If a divorce occurred prior to salvation then the blood of Christ cleanses us from all sins and the divorce is not particularly material. We would assume that by the time this man is applying for the office of overseer that he has demonstrated spiritual maturity and has since grown in his character and has now (whatever the past may hold) become a one woman kind of man.

If a divorce occurred after salvation but was not initiated by the man who wants to be elder it does not particularly apply unless the reason his wife initiated divorce is because he is an adulterer that would certainly fail the one woman kind of man test. If a divorce occurs after salvation and it is initiated by the man who wants to be an overseer – it becomes material unless of course the wife had committed adultery. It rather seems to me that grace is the rule rather than the typical judgementalism which all too often seems to be the guiding factor when the overly dogmatic rule of "never divorced" is applied to this passage.

When it comes to divorce, reconciliation is of course always desirable though not always possible depending on the parties involved. And in terms of what we might have done before accepting Christ as Lord and Savior – we would do well to forgive as Christ has forgiven. Or else you may recall Jesus' warning that if we do not forgive neither will He.


There is one more area that should be considered in terms to being a one woman kind of man. You may not have endured the pains of divorce and in our present culture the temptations toward polygamy are still rare; but men, it is getting to the point of near impossibility to avoid adultery. In Matthew 5:28 Jesus clarified for us that adultery consists of more than having a physical relationship with a woman who is not your wife. If you so much as walk through the mall and turn to take an extra look at sexy young thing that just walked by – you are an adulterer. By definition an adulterer is not a one woman kind of man.

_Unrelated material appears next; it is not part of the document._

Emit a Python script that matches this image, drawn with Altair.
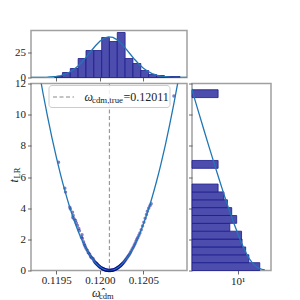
import altair as alt
import pandas as pd

# ---------------- data ----------------
omega_hat = [
    0.119526, 0.119598, 0.119606, 0.119655, 0.119662, 0.119686, 0.119694, 0.119690, 0.119705, 0.119721,
    0.119730, 0.119743, 0.119758, 0.119765, 0.119789, 0.119795, 0.119800, 0.119812, 0.119820, 0.119827,
    0.119835, 0.119845, 0.119858, 0.119866, 0.119875, 0.119884, 0.119893, 0.119900, 0.119910, 0.119923,
    0.119930, 0.119938, 0.119945, 0.119952, 0.119961, 0.119968, 0.119975, 0.119982, 0.119990, 0.119997,
    0.120005, 0.120018, 0.120025, 0.120032, 0.120040, 0.120048, 0.120055, 0.120062, 0.120070, 0.120078,
    0.120085, 0.120092, 0.120100,
    0.120115, 0.120122, 0.120130, 0.120138, 0.120145, 0.120152, 0.120160, 0.120168, 0.120175, 0.120183,
    0.120190, 0.120198, 0.120205, 0.120213, 0.120220, 0.120228, 0.120236, 0.120244, 0.120252, 0.120260,
    0.120268, 0.120276, 0.120284, 0.120292, 0.120300, 0.120310, 0.120320, 0.120330, 0.120340, 0.120350,
    0.120360, 0.120372, 0.120384, 0.120395, 0.120405, 0.120415, 0.120425, 0.120436, 0.120448, 0.120460,
    0.120475, 0.120490, 0.120505, 0.120520, 0.120535, 0.120545, 0.120560, 0.120575, 0.120589, 0.120850,
    0.119958, 0.119972, 0.119986, 0.120000, 0.120012, 0.120028, 0.120044, 0.120058, 0.120074, 0.120088,
    0.120108, 0.120126, 0.120142, 0.120156, 0.120172, 0.120186, 0.120202, 0.120216, 0.120232, 0.120248,
    0.120264, 0.120098, 0.120118, 0.120135, 0.120065, 0.120050, 0.120195, 0.120210, 0.120240, 0.120035,
]
t_lr = [
    6.95, 5.28, 5.03, 4.06, 3.95, 3.74, 3.53, 3.40, 3.30, 3.21,
    3.05, 2.89, 2.70, 2.55, 2.14, 2.30, 2.05, 1.85, 1.70, 1.60,
    1.50, 1.38, 1.28, 1.15, 1.10, 1.03, 0.92, 0.85, 0.80, 0.75,
    0.66, 0.58, 0.53, 0.50, 0.47, 0.42, 0.36, 0.32, 0.28, 0.25,
    0.21, 0.17, 0.14, 0.12, 0.10, 0.08, 0.06, 0.05, 0.03, 0.02,
    0.01, 0.01, 0.00,
    0.00, 0.00, 0.01, 0.02, 0.02, 0.03, 0.05, 0.07, 0.08, 0.10,
    0.13, 0.15, 0.18, 0.21, 0.24, 0.27, 0.31, 0.36, 0.40, 0.44,
    0.49, 0.55, 0.60, 0.66, 0.72, 0.80, 0.88, 0.96, 1.05, 1.14,
    1.25, 1.38, 1.50, 1.62, 1.74, 1.88, 2.00, 2.12, 2.26, 2.40,
    2.62, 2.85, 3.10, 3.35, 3.60, 3.80, 4.00, 4.15, 4.28, 11.20,
    0.44, 0.38, 0.30, 0.23, 0.18, 0.13, 0.09, 0.05, 0.02, 0.01,
    0.00, 0.01, 0.02, 0.04, 0.07, 0.11, 0.16, 0.22, 0.29, 0.37,
    0.46, 0.00, 0.00, 0.01, 0.04, 0.07, 0.14, 0.20, 0.33, 0.11,
]

# fitted parabola
parab_omega = [0.11930, 0.11935, 0.11940, 0.11945, 0.11950, 0.11955, 0.11960, 0.11965, 0.11970,
               0.11975, 0.11980, 0.11985, 0.11990, 0.11995, 0.12000, 0.12005, 0.12010, 0.12015,
               0.12020, 0.12025, 0.12030, 0.12035, 0.12040, 0.12045, 0.12050, 0.12055, 0.12060,
               0.12065, 0.12070, 0.12075, 0.12080, 0.12085, 0.12090, 0.12095]
parab_t = [12.85, 11.31, 9.87, 8.53, 7.29, 6.14, 5.09, 4.14, 3.29,
           2.54, 1.88, 1.32, 0.863, 0.501, 0.237, 0.0705, 0.002, 0.0313,
           0.159, 0.384, 0.707, 1.128, 1.647, 2.263, 2.978, 3.790, 4.701,
           5.709, 6.815, 8.020, 9.322, 10.72, 12.22, 13.81]

omega_true = [0.12011]

# top histogram
top_edges = [0.119481, 0.119571, 0.119661, 0.119751, 0.119841, 0.119931, 0.120021, 0.120110, 0.120200,
             0.120290, 0.120380, 0.120470, 0.120560, 0.120650, 0.120740, 0.120830, 0.120920]
top_counts = [1, 5, 9, 19, 27, 27, 40, 36, 45, 19, 14, 7, 3, 2, 1, 1]
gauss_omega = [0.11921, 0.11930, 0.11940, 0.11950, 0.11955, 0.11960, 0.11965, 0.11970, 0.11975,
               0.11980, 0.11985, 0.11990, 0.11995, 0.12000, 0.12005, 0.12010, 0.12015, 0.12020,
               0.12025, 0.12030, 0.12035, 0.12040, 0.12045, 0.12050, 0.12055, 0.12060, 0.12065,
               0.12070, 0.12080, 0.12090, 0.12100]
gauss_count = [0.015, 0.069, 0.30, 1.09, 1.93, 3.24, 5.20, 7.93, 11.53,
               15.98, 21.08, 26.50, 31.73, 36.18, 39.30, 40.66, 40.07, 37.62,
               33.64, 28.65, 23.24, 17.96, 13.22, 9.27, 6.19, 3.94, 2.39,
               1.38, 0.40, 0.094, 0.018]

# right histogram (log counts)
t_bin_start = [0.0, 0.504, 1.009, 1.513, 2.017, 2.522, 3.026, 3.530, 4.035, 4.539, 5.043, 6.557, 11.096]
t_bin_end = [0.504, 1.009, 1.513, 2.017, 2.522, 3.026, 3.530, 4.035, 4.539, 5.043, 5.548, 7.061, 11.600]
t_counts = [138, 38, 26, 17, 16, 4, 9, 5, 3, 2, 1, 1, 1]
chi2_t = [0.04, 0.07, 0.1, 0.15, 0.25, 0.35, 0.5, 0.75, 1, 1.5, 2, 3, 4, 5, 6, 7, 8, 9, 10, 11, 12]
chi2_count = [250, 186.4, 153.6, 122.3, 90.1, 72.5, 56.2, 40.5, 31.0, 19.7, 13.3, 6.58, 3.46,
              1.874, 1.038, 0.583, 0.331, 0.189, 0.1088, 0.0629, 0.0365]

# tick labels
xticks = [0.1195, 0.1200, 0.1205]
tticks = [0, 2, 4, 6, 8, 10, 12]
top_yticks = [0, 25]

# ---------------- styling ----------------
SERIF = "Liberation Serif"
BAR_FILL = "#4d4dae"
BAR_EDGE = "#1c1c8c"
LINE_C = "#1f77b4"
TXT = "#222222"
XDOM = [0.11921, 0.12100]
MAIN_W, MAIN_H = 156, 187
TOP_H = 47
RIGHT_W = 79

xscale = alt.Scale(domain=XDOM, nice=False, zero=False)
tscale = alt.Scale(domain=[0, 12], nice=False, zero=False)

x_main_axis = alt.Axis(values=xticks, format=".4f", title=None, labelFlush=False,
                       labelOverlap=False, labelPadding=0.5)
y_main_axis = alt.Axis(values=tticks, format="d", title=None, labelOverlap=False,
                       labelFlush=False, tickCount=7)

pts = pd.DataFrame({"omega": omega_hat, "t": t_lr})
parab = pd.DataFrame({"omega": parab_omega, "t": parab_t, "o": list(range(len(parab_t)))})
truth = pd.DataFrame({"omega": omega_true})

points = alt.Chart(pts).mark_circle(size=12, color="#00008b", opacity=0.5).encode(
    x=alt.X("omega:Q", scale=xscale, axis=x_main_axis),
    y=alt.Y("t:Q", scale=tscale, axis=y_main_axis),
)
curve = alt.Chart(parab).mark_line(color=LINE_C, strokeWidth=1.3, clip=True,
                                   interpolate="monotone").encode(
    x=alt.X("omega:Q", scale=xscale, axis=x_main_axis),
    y=alt.Y("t:Q", scale=tscale, axis=y_main_axis), order="o:Q")
vline = alt.Chart(truth).mark_rule(color="#9a9a9a", strokeWidth=1.2, strokeDash=[4, 2.5]).encode(
    x=alt.X("omega:Q", scale=xscale, axis=x_main_axis))

one = pd.DataFrame({"a": [0]})
leg_box = alt.Chart(one).mark_rect(fill="white", fillOpacity=0.85, stroke="#cccccc",
                                   strokeWidth=1, cornerRadius=3).encode(
    x=alt.value(18), x2=alt.value(139), y=alt.value(2), y2=alt.value(24))
leg_line = alt.Chart(one).mark_rule(color="#8a8a8a", strokeWidth=1.2, strokeDash=[4, 2.5]).encode(
    x=alt.value(22), x2=alt.value(43), y=alt.value(13.5))
leg_w = alt.Chart(one).mark_text(text="ω", font=SERIF, fontSize=12, fontStyle="italic",
                                 align="left", baseline="alphabetic", color=TXT).encode(
    x=alt.value(53.5), y=alt.value(17))
leg_sub = alt.Chart(one).mark_text(text="cdm,true", font=SERIF, fontSize=8.8,
                                   align="left", baseline="alphabetic", color=TXT).encode(
    x=alt.value(61), y=alt.value(19.5))
leg_val = alt.Chart(one).mark_text(text="=0.12011", font=SERIF, fontSize=12,
                                   align="left", baseline="alphabetic", color=TXT).encode(
    x=alt.value(92.5), y=alt.value(17))

xt_main = alt.Chart(one).mark_text(text="ω̂", font=SERIF, fontSize=12, fontStyle="italic",
                                   align="left", baseline="alphabetic", color=TXT).encode(
    x=alt.value(61), y=alt.value(MAIN_H + 26))
xt_sub = alt.Chart(one).mark_text(text="cdm", font=SERIF, fontSize=8.5,
                                  align="left", baseline="alphabetic", color=TXT).encode(
    x=alt.value(68), y=alt.value(MAIN_H + 28))
yt_main = alt.Chart(one).mark_text(text="t", font=SERIF, fontSize=12, fontStyle="italic",
                                   angle=270, align="left", baseline="alphabetic", color=TXT).encode(
    x=alt.value(-13.5), y=alt.value(99))
yt_sub = alt.Chart(one).mark_text(text="LR", font=SERIF, fontSize=8.5,
                                  angle=270, align="left", baseline="alphabetic", color=TXT).encode(
    x=alt.value(-11), y=alt.value(95))

main = alt.layer(vline, points, curve, leg_box, leg_line, leg_w, leg_sub, leg_val,
                 xt_main, xt_sub, yt_main, yt_sub).properties(width=MAIN_W, height=MAIN_H)

# top histogram
top_df = pd.DataFrame({"x0": top_edges[:-1], "x1": top_edges[1:], "count": top_counts,
                       "zero": [0] * len(top_counts)})
gauss_df = pd.DataFrame({"omega": gauss_omega, "count": gauss_count})
cscale = alt.Scale(domain=[0, 47], nice=False, zero=True)
x_top_axis = alt.Axis(values=xticks, labels=False, title=None)
y_top_axis = alt.Axis(values=top_yticks, title=None, labelOverlap=False)
top_bars = alt.Chart(top_df).mark_rect(fill=BAR_FILL, stroke=BAR_EDGE, strokeWidth=0.8).encode(
    x=alt.X("x0:Q", scale=xscale, axis=x_top_axis),
    x2="x1:Q",
    y=alt.Y("count:Q", scale=cscale, axis=y_top_axis),
    y2="zero:Q",
)
top_curve = alt.Chart(gauss_df).mark_line(color=LINE_C, strokeWidth=1.3, clip=True).encode(
    x=alt.X("omega:Q", scale=xscale, axis=x_top_axis),
    y=alt.Y("count:Q", scale=cscale, axis=y_top_axis))
top = alt.layer(top_bars, top_curve).properties(width=MAIN_W, height=TOP_H)

# right histogram
right_df = pd.DataFrame({"t0": t_bin_start, "t1": t_bin_end, "count": t_counts})
chi_df = pd.DataFrame({"t": chi2_t, "count": chi2_count})
lscale = alt.Scale(type="log", domain=[0.0457, 520], nice=False)
x_right_axis = alt.Axis(values=[10], labelExpr="'10¹'", title=None, labelPadding=1)
y_right_axis = alt.Axis(values=tticks, labels=False, title=None)
right_bars = alt.Chart(right_df).mark_rect(fill=BAR_FILL, stroke=BAR_EDGE, strokeWidth=0.8).encode(
    x=alt.X("count:Q", scale=lscale, axis=x_right_axis),
    x2=alt.value(0),
    y=alt.Y("t0:Q", scale=tscale, axis=y_right_axis),
    y2="t1:Q",
)
right_curve = alt.Chart(chi_df).mark_line(color=LINE_C, strokeWidth=1.3, clip=True).encode(
    x=alt.X("count:Q", scale=lscale, axis=x_right_axis),
    y=alt.Y("t:Q", scale=tscale, axis=y_right_axis), order="t:Q")
right = alt.layer(right_bars, right_curve).properties(width=RIGHT_W, height=MAIN_H)

blank = alt.Chart(one).mark_point(opacity=0).encode(
    x=alt.X("a:Q", axis=None), y=alt.Y("a:Q", axis=None)
).properties(width=RIGHT_W, height=TOP_H, view=alt.ViewBackground(stroke="transparent"))

chart = alt.concat(top, blank, main, right, columns=2, spacing={"row": 6, "column": 5},
                   bounds="flush").properties(
    padding={"left": -2, "top": 21.5, "right": 2, "bottom": 1}
).configure_axis(
    labelFont=SERIF, labelFontSize=11, labelColor=TXT, tickColor="#444",
    tickSize=3.5, tickWidth=0.8, domain=False, grid=False, labelPadding=2,
    labelOverlap=False,
).configure_view(stroke="#a0a0a0", strokeWidth=1.5)

chart.save("out.html", embed_options={"renderer": "svg", "actions": False})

Gentlemen I want to challenge you again to live in obedience to Job 31:1, "I have made a covenant with my eyes; How then could I gaze at a virgin?" Job the righteous man of God made it a practice to avert his eyes apparently from any woman who was not his wife. I know as well as anyone that the opportunities for mental adultery are everywhere from the magazines at the checkout lines to TV commercials, to be frank everywhere you go.

But Gentlemen, I have made a covenant with my eyes – and I have not entertained the second glance at a woman who is not my wife. It is possible.

Whether married or single, the call remains for you to be a one woman kind of man. Ladies there's no reason we can't turn the tables and charge you to be one man kind of women.

The broader issue here looks not only at marital faithfulness but at the character which creates it. Consider Joseph who even though he wasn't married – certainly demonstrated that he had the character to be a one woman man.

So it doesn't matter if you're married, single or somewhere in between. Character counts. Are you now and can you be, faithful to only one?